Oleh: Dedy Hutajulu*
Hanya mereka yang mungkin putus asa karena dirundung malang yang amat sangat beratlah barang kali yang ingin mati. Di luar itu, tak ada satupun yang ingin cepat-cepat mati. Bahkan sopir ugal-ugalan sekalipun itu. Mereka tak ada niat bunuh diri.
Pahit dan getirnya hidup rentan membuat frustasi, kehilangan arah bahkan bila pergumulan hidup sampai kelewat batas bisa membuat seseorang menjadi gila dan lebih memilih mengakhiri hidupnya saja. Tapi harap dimaklumi, kejadian tabrakan di jalanan bukanlah semata-mata dikarenakan sopir yang ugal-ugalan. Ada seribu satu alasan untuk hal itu.
Hari yang naas bagi penumpang angkot bisa saja datang dari sopir, bisa juga dari kendaraan lain, atau dari penumpang itu sendiri. Intinya factor luar dan factor dalam saling mempengaruhi dan berkaitan. Psikologis sopir misalnya yang tidak stabil ditambah cerewetan, plus jalan yang berlobang-lobang serta cuaca ekstrem. Tentu jalanan menjadi amat berbahaya.

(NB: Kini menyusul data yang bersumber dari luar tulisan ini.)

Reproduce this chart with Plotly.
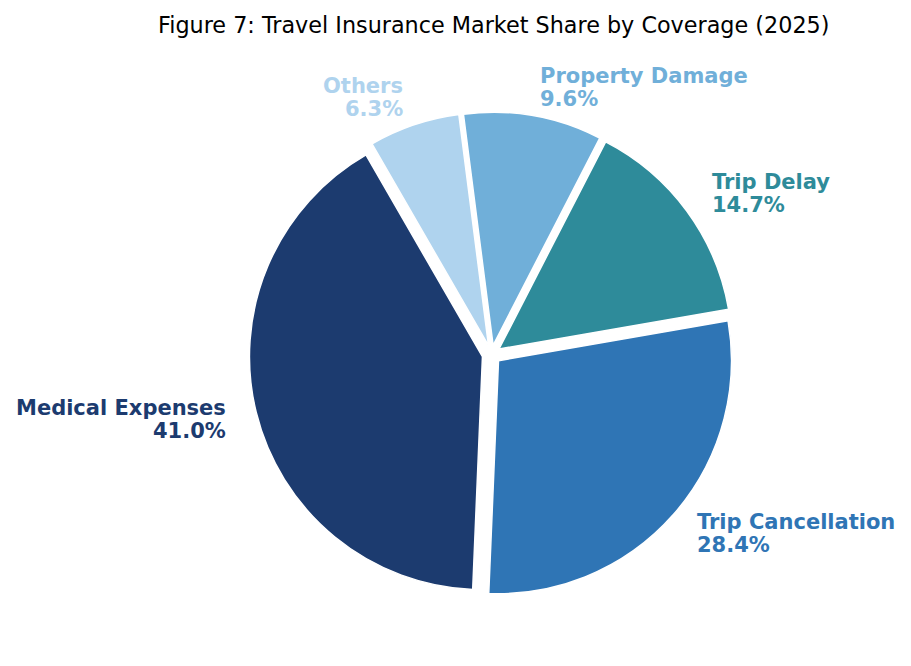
import math
import plotly.graph_objects as go

labels = ["Medical Expenses", "Trip Cancellation", "Trip Delay", "Property Damage", "Others"]
values = [41.0, 28.4, 14.7, 9.6, 6.3]
colors = ["#1c3b6f", "#2f75b5", "#2e8b9a", "#70afd9", "#afd3ee"]
pulls = [0.04, 0.04, 0.04, 0.04, 0.04]
title = "Figure 7: Travel Insurance Market Share by Coverage (2025)"

OFF = 8                    # page body margin of the browser
W, H = 911 - OFF, 666 - OFF
cx, cy = 491.5 - OFF, 354.5 - OFF   # pie centre in figure pixels (from top-left)
r = 233                    # pie radius in pixels
start_deg = 120            # math angle where first slice starts (ccw)
label_dist = 1.125         # label distance (fraction of radius) from pulled centre
maxpull = max(pulls)
half_box = r * (1 + maxpull)

total = sum(values)
first_end = start_deg + values[0] / total * 360

fig = go.Figure(go.Pie(
    labels=labels, values=values, sort=False,
    direction="counterclockwise", rotation=90 - first_end,
    marker=dict(colors=colors, line=dict(color="white", width=1.5)),
    pull=pulls, textinfo="none", hoverinfo="label+percent",
    domain=dict(x=[(cx - half_box) / W, (cx + half_box) / W],
                y=[(H - cy - half_box) / H, (H - cy + half_box) / H]),
    showlegend=False,
))

cum = 0.0
annotations = []
for lab, v, c, p in zip(labels, values, colors, pulls):
    mid = start_deg + (cum + v / 2) / total * 360
    cum += v
    a = math.radians(mid)
    dist = (label_dist + p) * r
    px = cx + dist * math.cos(a)
    py = cy - dist * math.sin(a)
    xanchor = "left" if math.cos(a) >= 0 else "right"
    for txt, shift in ((lab, 11.5), (f"{v / total * 100:.1f}%", -11.5)):
        annotations.append(dict(
            x=px / W, y=(H - py) / H, xref="paper", yref="paper",
            text=f"<b>{txt}</b>", showarrow=False, xanchor=xanchor, yanchor="middle",
            align=xanchor, yshift=shift,
            font=dict(family="DejaVu Sans", size=21, color=c),
        ))

annotations.append(dict(
    x=(493 - OFF) / W, y=(H - (25 - OFF)) / H, xref="paper", yref="paper", text=title,
    showarrow=False, xanchor="center", yanchor="middle",
    font=dict(family="DejaVu Sans", size=22.3, color="black"),
))

fig.update_layout(
    width=W, height=H, margin=dict(l=0, r=0, t=0, b=0),
    paper_bgcolor="white", plot_bgcolor="white",
    annotations=annotations,
)
fig.write_html("out.html")
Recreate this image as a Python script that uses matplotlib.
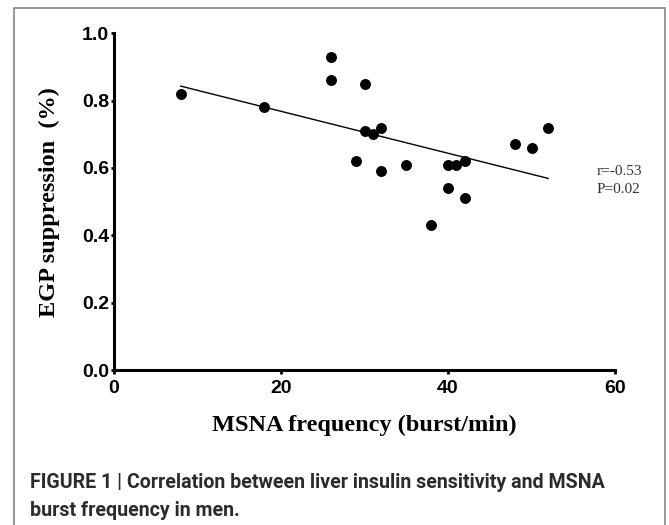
import numpy as np
import matplotlib
matplotlib.use("Agg")
import matplotlib.pyplot as plt
from matplotlib import font_manager
from matplotlib.patches import Rectangle

# data
msna = [8, 18, 26, 26, 30, 30, 31, 32, 29, 32, 35, 40, 41, 42, 40, 42, 38, 48, 50, 52]
egp = [0.82, 0.78, 0.93, 0.86, 0.85, 0.71, 0.70, 0.72, 0.62, 0.59, 0.61, 0.61, 0.61,
       0.62, 0.54, 0.51, 0.43, 0.67, 0.66, 0.72]
x_ticks = [0, 20, 40, 60]
y_ticks = [0.0, 0.2, 0.4, 0.6, 0.8, 1.0]
r_text = "r=-0.53"
p_text = "P=0.02"
caption = ["FIGURE 1 | Correlation between liver insulin sensitivity and MSNA",
           "burst frequency in men."]


def has_font(name):
    try:
        font_manager.findfont(font_manager.FontProperties(family=name),
                              fallback_to_default=False)
        return True
    except Exception:
        return False


cap_font = "Liberation Sans Narrow" if has_font("Liberation Sans Narrow") else "Roboto"
cap_size = 13.4 if cap_font == "Liberation Sans Narrow" else 14.1
serif = "Liberation Serif"
sans = "Liberation Sans"

fig = plt.figure(figsize=(6.69, 5.25), dpi=100)
ax = fig.add_axes([0.1704, 0.2952, 0.7489, 0.6414])

ax.scatter(msna, egp, s=62, color="black", zorder=3, linewidths=0)

# linear regression line over the data range
slope, icpt = np.polyfit(msna, egp, 1)
xs = np.array([min(msna), max(msna)])
ax.plot(xs, slope * xs + icpt, color="black", lw=1.0)

ax.set_xlim(0, 60)
ax.set_ylim(0, 1.0)
ax.set_xticks(x_ticks)
ax.set_yticks(y_ticks)
ax.set_xticklabels([str(t) for t in x_ticks])
ax.set_yticklabels([f"{t:.1f}" for t in y_ticks])

for side in ["top", "right"]:
    ax.spines[side].set_visible(False)
for side in ["left", "bottom"]:
    ax.spines[side].set_linewidth(2.2)
ax.tick_params(axis="x", length=3, width=2, pad=4, labelsize=14)
ax.tick_params(axis="y", length=2.5, width=2, pad=1, labelsize=14)
for lab in ax.get_xticklabels() + ax.get_yticklabels():
    lab.set_fontfamily(sans)
    lab.set_fontweight("bold")

ax.set_xlabel("MSNA frequency (burst/min)", fontfamily=serif, fontweight="bold",
              fontsize=17.5, labelpad=13)
ax.set_ylabel("EGP suppression  (%)", fontfamily=serif, fontweight="bold",
              fontsize=17.5, labelpad=16)

ax.text(57.8, 0.579, r_text, fontfamily=serif, fontsize=11, color="#333333",
        va="baseline", ha="left", clip_on=False)
ax.text(57.8, 0.526, p_text, fontfamily=serif, fontsize=11, color="#333333",
        va="baseline", ha="left", clip_on=False)

# outer frame of the figure panel
fig.patches.append(Rectangle((14 / 669, -0.05), (665 - 14) / 669, 1.05 - 8 / 525,
                             transform=fig.transFigure, fill=False,
                             edgecolor="#7a7a7a", lw=1.1))

fig.text(30 / 669, 1 - 488.5 / 525, caption[0], fontfamily=cap_font,
         fontweight="bold", fontsize=cap_size, color="#2b2b2b", va="baseline")
fig.text(30 / 669, 1 - 516.5 / 525, caption[1], fontfamily=cap_font,
         fontweight="bold", fontsize=cap_size, color="#2b2b2b", va="baseline")

fig.savefig("out.png", dpi=100)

Tapi, jika gara-gara hal sepele seperti ugal-ugalan, memotong kendaraan lain, menerobos lampu merah sampai menghilangkan nyawa, sopir yang ugal-ugalan tersebut tak bisa dimaafkan. Memang, pekerjaan sebagai sopir angkot bukanlah pilihan, tetapi karena keterpaksaan. Meski demikian siapapun yang bekerja sebagai pengemudi, hendaklah menyadari ada tanggung jawab besar saat dia memegang setir. Nyawa penumpang jauh lebih berharga dari setorang yang ingin didapat.
Para pengemudi (sopir) perlu terus mengingat bahwa keselamatan penumpang jauh lebih berharga dari apapun, bahkan para sopir harus meletakkan keselamatan penumpang ketimbang keselamatan dirinya sendiri. Itu idealnya.